Prompt → Omit all images, then return the remaining material exactly as it stands.

====

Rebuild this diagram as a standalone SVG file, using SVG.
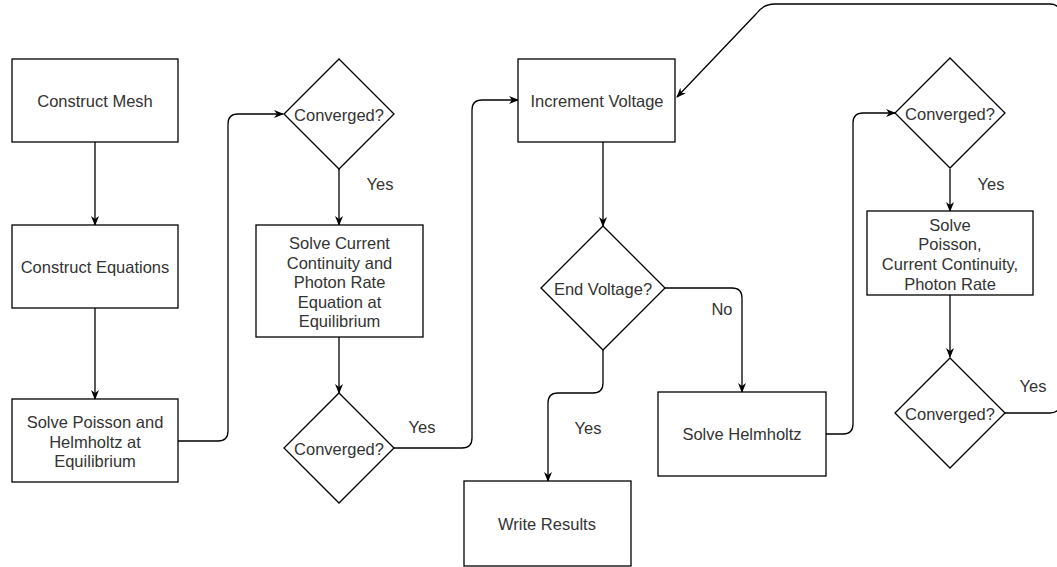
<svg xmlns="http://www.w3.org/2000/svg" width="1057" height="567" viewBox="0 0 1057 567">
<style>
.n{fill:#fff;stroke:#000;stroke-width:1.3}
.t{font-family:"Liberation Sans",Arial,sans-serif;font-size:16.5px;fill:#333;text-anchor:middle;dominant-baseline:central}
.c{fill:none;stroke:#000;stroke-width:1.3;marker-end:url(#ah)}
</style>
<defs>
<marker id="ah" viewBox="0 0 10 10" refX="9" refY="5" markerWidth="10" markerHeight="10" markerUnits="userSpaceOnUse" orient="auto">
<path d="M0,1 L10,5 L0,9 L3,5 Z" fill="#000"/>
</marker>
</defs>
<rect width="1057" height="567" fill="#fff"/>
<g id="connectors">
<path class="c" d="M95,142 L95,225"/>
<path class="c" d="M95,308 L95,399"/>
<path class="c" d="M178,441 L218,441 Q228,441 228,431 L228,124 Q228,114 238,114 L283,114"/>
<path class="c" d="M339,169 L339,225"/>
<path class="c" d="M339,337 L339,393"/>
<path class="c" d="M394,448 L462,448 Q472,448 472,438 L472,110 Q472,100 482,100 L518,100"/>
<path class="c" d="M603,142 L603,226"/>
<path class="c" d="M665,288 L732,288 Q742,288 742,298 L742,392"/>
<path class="c" d="M603,350 L603,383 Q603,393 593,393 L558,393 Q548,393 548,403 L548,481"/>
<path class="c" d="M826,434 L843,434 Q853,434 853,424 L853,123 Q853,113 863,113 L895,113"/>
<path class="c" d="M950,169 L950,211"/>
<path class="c" d="M950,295 L950,357"/>
<path class="c" d="M1005,413 L1050,413 Q1060,413 1060,403 L1060,14 Q1060,4 1050,4 L775,4 Q763,4 756,14 L677,97"/>
<text class="t" x="380" y="184">Yes</text>
<text class="t" x="422" y="427">Yes</text>
<text class="t" x="722" y="309">No</text>
<text class="t" x="588" y="428">Yes</text>
<text class="t" x="991" y="184">Yes</text>
<text class="t" x="1033" y="386">Yes</text>
</g>
<g id="construct-mesh">
<rect class="n" x="12" y="59" width="166" height="83"/>
<text class="t" x="95" y="101">Construct Mesh</text>
</g>
<g id="construct-equations">
<rect class="n" x="12" y="225" width="166" height="83"/>
<text class="t" x="95" y="267">Construct Equations</text>
</g>
<g id="solve-poisson-helmholtz">
<rect class="n" x="12" y="399" width="166" height="83"/>
<text class="t" x="95" y="422">Solve Poisson and</text>
<text class="t" x="95" y="441.5">Helmholtz at</text>
<text class="t" x="95" y="461">Equilibrium</text>
</g>
<g id="converged-1">
<polygon class="n" points="339,59 394,114 339,169 284,114"/>
<text class="t" x="339" y="115">Converged?</text>
</g>
<g id="solve-current-continuity">
<rect class="n" x="256" y="225" width="167" height="112"/>
<text class="t" x="339.5" y="243">Solve Current</text>
<text class="t" x="339.5" y="262.5">Continuity and</text>
<text class="t" x="339.5" y="282">Photon Rate</text>
<text class="t" x="339.5" y="301.5">Equation at</text>
<text class="t" x="339.5" y="321">Equilibrium</text>
</g>
<g id="converged-2">
<polygon class="n" points="339,393 394,448 339,503 284,448"/>
<text class="t" x="339" y="449">Converged?</text>
</g>
<g id="increment-voltage">
<rect class="n" x="518" y="59" width="157" height="83"/>
<text class="t" x="597" y="101">Increment Voltage</text>
</g>
<g id="end-voltage">
<polygon class="n" points="603,226 665,288 603,350 541,288"/>
<text class="t" x="603" y="289">End Voltage?</text>
</g>
<g id="write-results">
<rect class="n" x="464" y="481" width="167" height="85"/>
<text class="t" x="547" y="524">Write Results</text>
</g>
<g id="solve-helmholtz">
<rect class="n" x="658" y="392" width="168" height="84"/>
<text class="t" x="742" y="434">Solve Helmholtz</text>
</g>
<g id="converged-3">
<polygon class="n" points="950,58 1005,113 950,168 895,113"/>
<text class="t" x="950" y="114">Converged?</text>
</g>
<g id="solve-all">
<rect class="n" x="867" y="211" width="166" height="84"/>
<text class="t" x="950" y="225">Solve</text>
<text class="t" x="950" y="244">Poisson,</text>
<text class="t" x="950" y="264">Current Continuity,</text>
<text class="t" x="950" y="284">Photon Rate</text>
</g>
<g id="converged-4">
<polygon class="n" points="950,358 1005,413 950,468 895,413"/>
<text class="t" x="950" y="414">Converged?</text>
</g>
</svg>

====

In response →
Rebuild this diagram as a standalone SVG file, using SVG.
<svg xmlns="http://www.w3.org/2000/svg" width="1057" height="567" viewBox="0 0 1057 567">
<style>
.n{fill:#fff;stroke:#000;stroke-width:1.3}
.t{font-family:"Liberation Sans",Arial,sans-serif;font-size:16.5px;fill:#333;text-anchor:middle;dominant-baseline:central}
.c{fill:none;stroke:#000;stroke-width:1.3;marker-end:url(#ah)}
</style>
<defs>
<marker id="ah" viewBox="0 0 10 10" refX="9" refY="5" markerWidth="10" markerHeight="10" markerUnits="userSpaceOnUse" orient="auto">
<path d="M0,1 L10,5 L0,9 L3,5 Z" fill="#000"/>
</marker>
</defs>
<rect width="1057" height="567" fill="#fff"/>
<g id="connectors">
<path class="c" d="M95,142 L95,225"/>
<path class="c" d="M95,308 L95,399"/>
<path class="c" d="M178,441 L218,441 Q228,441 228,431 L228,124 Q228,114 238,114 L283,114"/>
<path class="c" d="M339,169 L339,225"/>
<path class="c" d="M339,337 L339,393"/>
<path class="c" d="M394,448 L462,448 Q472,448 472,438 L472,110 Q472,100 482,100 L518,100"/>
<path class="c" d="M603,142 L603,226"/>
<path class="c" d="M665,288 L732,288 Q742,288 742,298 L742,392"/>
<path class="c" d="M603,350 L603,383 Q603,393 593,393 L558,393 Q548,393 548,403 L548,481"/>
<path class="c" d="M826,434 L843,434 Q853,434 853,424 L853,123 Q853,113 863,113 L895,113"/>
<path class="c" d="M950,169 L950,211"/>
<path class="c" d="M950,295 L950,357"/>
<path class="c" d="M1005,413 L1050,413 Q1060,413 1060,403 L1060,14 Q1060,4 1050,4 L775,4 Q763,4 756,14 L677,97"/>
<text class="t" x="380" y="184">Yes</text>
<text class="t" x="422" y="427">Yes</text>
<text class="t" x="722" y="309">No</text>
<text class="t" x="588" y="428">Yes</text>
<text class="t" x="991" y="184">Yes</text>
<text class="t" x="1033" y="386">Yes</text>
</g>
<g id="construct-mesh">
<rect class="n" x="12" y="59" width="166" height="83"/>
<text class="t" x="95" y="101">Construct Mesh</text>
</g>
<g id="construct-equations">
<rect class="n" x="12" y="225" width="166" height="83"/>
<text class="t" x="95" y="267">Construct Equations</text>
</g>
<g id="solve-poisson-helmholtz">
<rect class="n" x="12" y="399" width="166" height="83"/>
<text class="t" x="95" y="422">Solve Poisson and</text>
<text class="t" x="95" y="441.5">Helmholtz at</text>
<text class="t" x="95" y="461">Equilibrium</text>
</g>
<g id="converged-1">
<polygon class="n" points="339,59 394,114 339,169 284,114"/>
<text class="t" x="339" y="115">Converged?</text>
</g>
<g id="solve-current-continuity">
<rect class="n" x="256" y="225" width="167" height="112"/>
<text class="t" x="339.5" y="243">Solve Current</text>
<text class="t" x="339.5" y="262.5">Continuity and</text>
<text class="t" x="339.5" y="282">Photon Rate</text>
<text class="t" x="339.5" y="301.5">Equation at</text>
<text class="t" x="339.5" y="321">Equilibrium</text>
</g>
<g id="converged-2">
<polygon class="n" points="339,393 394,448 339,503 284,448"/>
<text class="t" x="339" y="449">Converged?</text>
</g>
<g id="increment-voltage">
<rect class="n" x="518" y="59" width="157" height="83"/>
<text class="t" x="597" y="101">Increment Voltage</text>
</g>
<g id="end-voltage">
<polygon class="n" points="603,226 665,288 603,350 541,288"/>
<text class="t" x="603" y="289">End Voltage?</text>
</g>
<g id="write-results">
<rect class="n" x="464" y="481" width="167" height="85"/>
<text class="t" x="547" y="524">Write Results</text>
</g>
<g id="solve-helmholtz">
<rect class="n" x="658" y="392" width="168" height="84"/>
<text class="t" x="742" y="434">Solve Helmholtz</text>
</g>
<g id="converged-3">
<polygon class="n" points="950,58 1005,113 950,168 895,113"/>
<text class="t" x="950" y="114">Converged?</text>
</g>
<g id="solve-all">
<rect class="n" x="867" y="211" width="166" height="84"/>
<text class="t" x="950" y="225">Solve</text>
<text class="t" x="950" y="244">Poisson,</text>
<text class="t" x="950" y="264">Current Continuity,</text>
<text class="t" x="950" y="284">Photon Rate</text>
</g>
<g id="converged-4">
<polygon class="n" points="950,358 1005,413 950,468 895,413"/>
<text class="t" x="950" y="414">Converged?</text>
</g>
</svg>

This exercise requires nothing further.